--- Given data ---
^^^^^^^^^^^^^^^^
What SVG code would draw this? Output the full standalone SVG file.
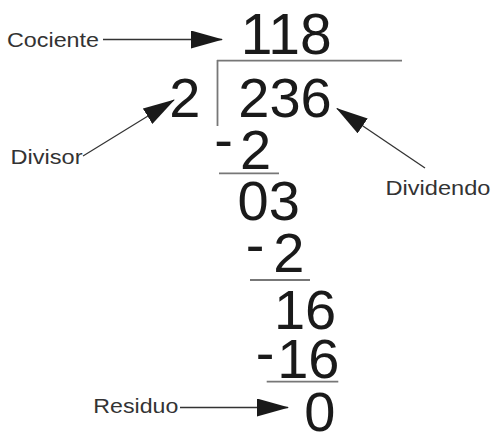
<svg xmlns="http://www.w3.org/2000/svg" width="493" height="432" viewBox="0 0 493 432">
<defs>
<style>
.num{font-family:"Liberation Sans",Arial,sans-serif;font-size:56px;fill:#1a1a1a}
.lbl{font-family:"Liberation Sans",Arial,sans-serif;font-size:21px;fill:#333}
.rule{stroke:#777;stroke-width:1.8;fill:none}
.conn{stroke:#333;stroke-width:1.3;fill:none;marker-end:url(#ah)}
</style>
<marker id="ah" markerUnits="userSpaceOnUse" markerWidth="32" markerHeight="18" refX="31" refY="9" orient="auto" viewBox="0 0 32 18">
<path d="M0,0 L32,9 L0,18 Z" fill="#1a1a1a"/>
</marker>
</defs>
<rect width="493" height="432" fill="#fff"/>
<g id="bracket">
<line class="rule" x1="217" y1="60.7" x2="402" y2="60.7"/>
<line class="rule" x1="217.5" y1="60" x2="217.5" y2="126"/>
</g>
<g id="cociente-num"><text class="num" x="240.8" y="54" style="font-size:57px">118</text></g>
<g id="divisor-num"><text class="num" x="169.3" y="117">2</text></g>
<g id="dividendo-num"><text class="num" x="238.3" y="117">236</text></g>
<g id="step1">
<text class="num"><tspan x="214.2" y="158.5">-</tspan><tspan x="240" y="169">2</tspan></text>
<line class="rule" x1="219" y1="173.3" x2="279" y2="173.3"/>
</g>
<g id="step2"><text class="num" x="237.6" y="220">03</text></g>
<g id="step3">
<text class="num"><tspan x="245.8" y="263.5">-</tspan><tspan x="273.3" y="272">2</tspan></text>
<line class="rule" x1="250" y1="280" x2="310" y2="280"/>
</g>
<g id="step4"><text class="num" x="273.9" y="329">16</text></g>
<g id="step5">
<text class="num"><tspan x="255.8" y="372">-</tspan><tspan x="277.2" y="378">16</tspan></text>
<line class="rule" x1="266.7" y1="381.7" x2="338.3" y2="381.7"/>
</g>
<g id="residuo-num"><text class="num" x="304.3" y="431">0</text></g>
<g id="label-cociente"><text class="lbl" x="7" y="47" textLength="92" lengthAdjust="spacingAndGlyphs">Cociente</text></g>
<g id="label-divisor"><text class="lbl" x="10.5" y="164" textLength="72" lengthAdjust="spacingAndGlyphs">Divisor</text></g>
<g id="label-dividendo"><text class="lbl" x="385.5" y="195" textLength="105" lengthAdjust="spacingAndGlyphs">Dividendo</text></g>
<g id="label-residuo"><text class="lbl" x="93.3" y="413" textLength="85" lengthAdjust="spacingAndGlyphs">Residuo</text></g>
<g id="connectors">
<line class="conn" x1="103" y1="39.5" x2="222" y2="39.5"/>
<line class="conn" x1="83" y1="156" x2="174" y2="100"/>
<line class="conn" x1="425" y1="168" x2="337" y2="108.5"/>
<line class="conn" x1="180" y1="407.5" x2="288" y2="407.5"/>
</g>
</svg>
^^^^^^^^^^^^^^^^
--- Work required ---
Make an exact reproduction of the listing above, without any pictures.

--- Solved exercise ---
What SVG code would draw this? Output the full standalone SVG file.
<svg xmlns="http://www.w3.org/2000/svg" width="493" height="432" viewBox="0 0 493 432">
<defs>
<style>
.num{font-family:"Liberation Sans",Arial,sans-serif;font-size:56px;fill:#1a1a1a}
.lbl{font-family:"Liberation Sans",Arial,sans-serif;font-size:21px;fill:#333}
.rule{stroke:#777;stroke-width:1.8;fill:none}
.conn{stroke:#333;stroke-width:1.3;fill:none;marker-end:url(#ah)}
</style>
<marker id="ah" markerUnits="userSpaceOnUse" markerWidth="32" markerHeight="18" refX="31" refY="9" orient="auto" viewBox="0 0 32 18">
<path d="M0,0 L32,9 L0,18 Z" fill="#1a1a1a"/>
</marker>
</defs>
<rect width="493" height="432" fill="#fff"/>
<g id="bracket">
<line class="rule" x1="217" y1="60.7" x2="402" y2="60.7"/>
<line class="rule" x1="217.5" y1="60" x2="217.5" y2="126"/>
</g>
<g id="cociente-num"><text class="num" x="240.8" y="54" style="font-size:57px">118</text></g>
<g id="divisor-num"><text class="num" x="169.3" y="117">2</text></g>
<g id="dividendo-num"><text class="num" x="238.3" y="117">236</text></g>
<g id="step1">
<text class="num"><tspan x="214.2" y="158.5">-</tspan><tspan x="240" y="169">2</tspan></text>
<line class="rule" x1="219" y1="173.3" x2="279" y2="173.3"/>
</g>
<g id="step2"><text class="num" x="237.6" y="220">03</text></g>
<g id="step3">
<text class="num"><tspan x="245.8" y="263.5">-</tspan><tspan x="273.3" y="272">2</tspan></text>
<line class="rule" x1="250" y1="280" x2="310" y2="280"/>
</g>
<g id="step4"><text class="num" x="273.9" y="329">16</text></g>
<g id="step5">
<text class="num"><tspan x="255.8" y="372">-</tspan><tspan x="277.2" y="378">16</tspan></text>
<line class="rule" x1="266.7" y1="381.7" x2="338.3" y2="381.7"/>
</g>
<g id="residuo-num"><text class="num" x="304.3" y="431">0</text></g>
<g id="label-cociente"><text class="lbl" x="7" y="47" textLength="92" lengthAdjust="spacingAndGlyphs">Cociente</text></g>
<g id="label-divisor"><text class="lbl" x="10.5" y="164" textLength="72" lengthAdjust="spacingAndGlyphs">Divisor</text></g>
<g id="label-dividendo"><text class="lbl" x="385.5" y="195" textLength="105" lengthAdjust="spacingAndGlyphs">Dividendo</text></g>
<g id="label-residuo"><text class="lbl" x="93.3" y="413" textLength="85" lengthAdjust="spacingAndGlyphs">Residuo</text></g>
<g id="connectors">
<line class="conn" x1="103" y1="39.5" x2="222" y2="39.5"/>
<line class="conn" x1="83" y1="156" x2="174" y2="100"/>
<line class="conn" x1="425" y1="168" x2="337" y2="108.5"/>
<line class="conn" x1="180" y1="407.5" x2="288" y2="407.5"/>
</g>
</svg>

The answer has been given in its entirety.